In that case, after the conclusion of the Phase 1 review on 21 August 2009, the CCS proceeded with a Phase 2 review on 6 November 2009. Unable to clear the merger due to the market structure existing at that point in time, the CCS issued a provisional decision to block the merger on 5 April 2010. Unlike the Parkway-Radlink merger, this provisional decision was not announced to the public. The merging parties in response filed an application for exemption to the Minister on 19 April 2010 which was declined on 7 December 2010. The CCS granted the merging parties an extended time until 28 February 2011 to file their written representations in response to the provisional decision, following which the CCS proceeded to continue its Phase 2 review of the merger. The CCS then noted that there had been key developments in the relevant market since the provisional decision was issued that had a material impact on its decision. The CCS took into account those key developments and unconditionally approved the merger in its final decision issued on 14 April 2011. Therefore, merging parties should be alive to commercial developments throughout the merger review process as they might be of great value in convincing the CCS of the absence of a SLC in the relevant markets that would result from the merger.

 
Practically Speaking

 
The Radlink-Parkway merger is the first time that the CCS has publicly disclosed its intention to block a proposed merger.
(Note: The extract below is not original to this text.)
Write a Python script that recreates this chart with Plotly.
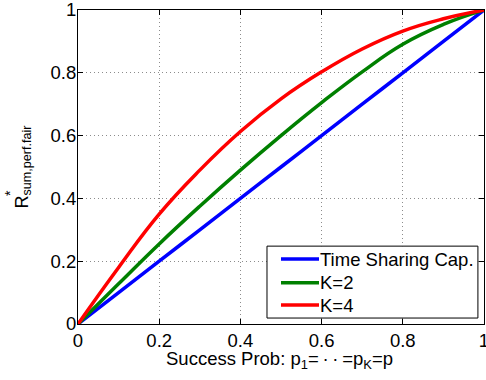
import plotly.graph_objects as go

p = [0.0, 0.1, 0.2, 0.3, 0.4, 0.5, 0.6, 0.7, 0.8, 0.9, 1.0]
time_sharing = [0.0, 0.1, 0.2, 0.3, 0.4, 0.5, 0.6, 0.7, 0.8, 0.9, 1.0]
k2 = [0.0, 0.128, 0.255, 0.375, 0.49, 0.6, 0.705, 0.803, 0.891, 0.954, 1.0]
k4 = [0.0, 0.18, 0.35, 0.49, 0.613, 0.717, 0.803, 0.876, 0.933, 0.972, 1.0]

tick_vals = [0, 0.2, 0.4, 0.6, 0.8, 1]
tick_text = ["0", "0.2", "0.4", "0.6", "0.8", "1"]

names = ["Time Sharing Cap.", "K=2", "K=4"]
colors = ["#0000FF", "#008000", "#FF0000"]

FONT = "Liberation Sans, Arial, Helvetica, sans-serif"

fig = go.Figure()
for name, vals, col in zip(names, [time_sharing, k2, k4], colors):
    fig.add_trace(go.Scatter(x=p, y=vals, mode="lines", name=name, showlegend=False,
                             line=dict(color=col, width=3.5, shape="spline", smoothing=1.3)))

axis_common = dict(
    range=[0, 1], tickvals=tick_vals, ticktext=tick_text,
    showline=True, linecolor="black", linewidth=1, mirror="allticks",
    ticks="inside", ticklen=5, tickcolor="black",
    showgrid=True, gridcolor="#8c8c8c", griddash="1px,3px", gridwidth=1,
    zeroline=False, tickfont=dict(family=FONT, size=18.5, color="black"),
    automargin=False, ticklabeloverflow="allow",
)
fig.update_xaxes(**axis_common)
fig.update_yaxes(**axis_common, ticklabelstandoff=-3)

# legend box drawn in paper coordinates (MATLAB-style legend)
leg_x0, leg_x1, leg_y0, leg_y1 = 0.4655, 0.985, 0.019, 0.248
sample_x0, sample_x1, text_x = 0.50, 0.5936, 0.591
row_y = [0.207, 0.131, 0.0605]

shapes = [dict(type="rect", xref="paper", yref="paper", x0=leg_x0, x1=leg_x1,
               y0=leg_y0, y1=leg_y1, line=dict(color="black", width=1),
               fillcolor="white", layer="above")]
annotations = []
for name, col, ry in zip(names, colors, row_y):
    shapes.append(dict(type="line", xref="paper", yref="paper", x0=sample_x0, x1=sample_x1,
                       y0=ry, y1=ry, line=dict(color=col, width=3.5), layer="above"))
    annotations.append(dict(text=name, xref="paper", yref="paper", x=text_x, y=ry,
                            xanchor="left", yanchor="middle", showarrow=False,
                            font=dict(family=FONT, size=18.5, color="black")))

annotations += [
    dict(text="Success Prob: p<sub>1</sub>=\u2009·\u2009·\u2009=p<sub>K</sub>=p",
         xref="paper", yref="paper", x=0.4975, y=0, xanchor="center", yanchor="top",
         yshift=-22, showarrow=False, font=dict(family=FONT, size=18.5)),
    dict(text="R<sub>sum,perf.fair</sub>", textangle=-90,
         xref="paper", yref="paper", x=0, y=0.5, xanchor="right", yanchor="middle",
         xshift=-42, showarrow=False, font=dict(family=FONT, size=18)),
    dict(text="*", textangle=-90,
         xref="paper", yref="paper", x=0, y=0.5, xanchor="right", yanchor="middle",
         xshift=-58, yshift=-26, showarrow=False, font=dict(family=FONT, size=14)),
]

fig.update_layout(
    width=486, height=380,
    margin=dict(l=78, r=2, t=10, b=56),
    plot_bgcolor="white", paper_bgcolor="white",
    font=dict(family=FONT, size=18, color="black"),
    showlegend=False,
    shapes=shapes,
    annotations=annotations,
)

fig.write_html("out.html", config={"displayModeBar": False},
               post_script="document.body.style.margin='0px';")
The increased transparency of the CCS, seen by its public announcement of the provisional decision, is a much welcome development as it sheds light on the increasingly more nuanced and sophisticated approach taken by the CCS.

 

In addition, the consideration of vertical issues separately from that of horizontal issues by the CCS in this provisional decision highlights a critical point that the CCS takes a holistic view of mergers and cautions parties against making the incorrect assumption that the presence of only vertical effects in the absence of any horizontal effects is not detrimental to competition.

 
Provisional decisions prohibiting mergers should be regarded as an exception rather than the norm given that notifying parties would have tried their upmost to address any competition concerns that the CCS might have during the Phase 1 and Phase 2 merger reviews. Yet, this provisional decision should bring the point across to notifying parties that they should no longer assume that the merger notification process is going to be a walk over despite it being a voluntary process in Singapore. In order to avoid a long and protracted merger review that might lead to an undesired decision blocking the merger, merging parties would be wise to contemplate reviewing their proposed transaction in advance and prepare various commitment packages that might be used successfully as a tool to stave off an unwanted prohibition decision.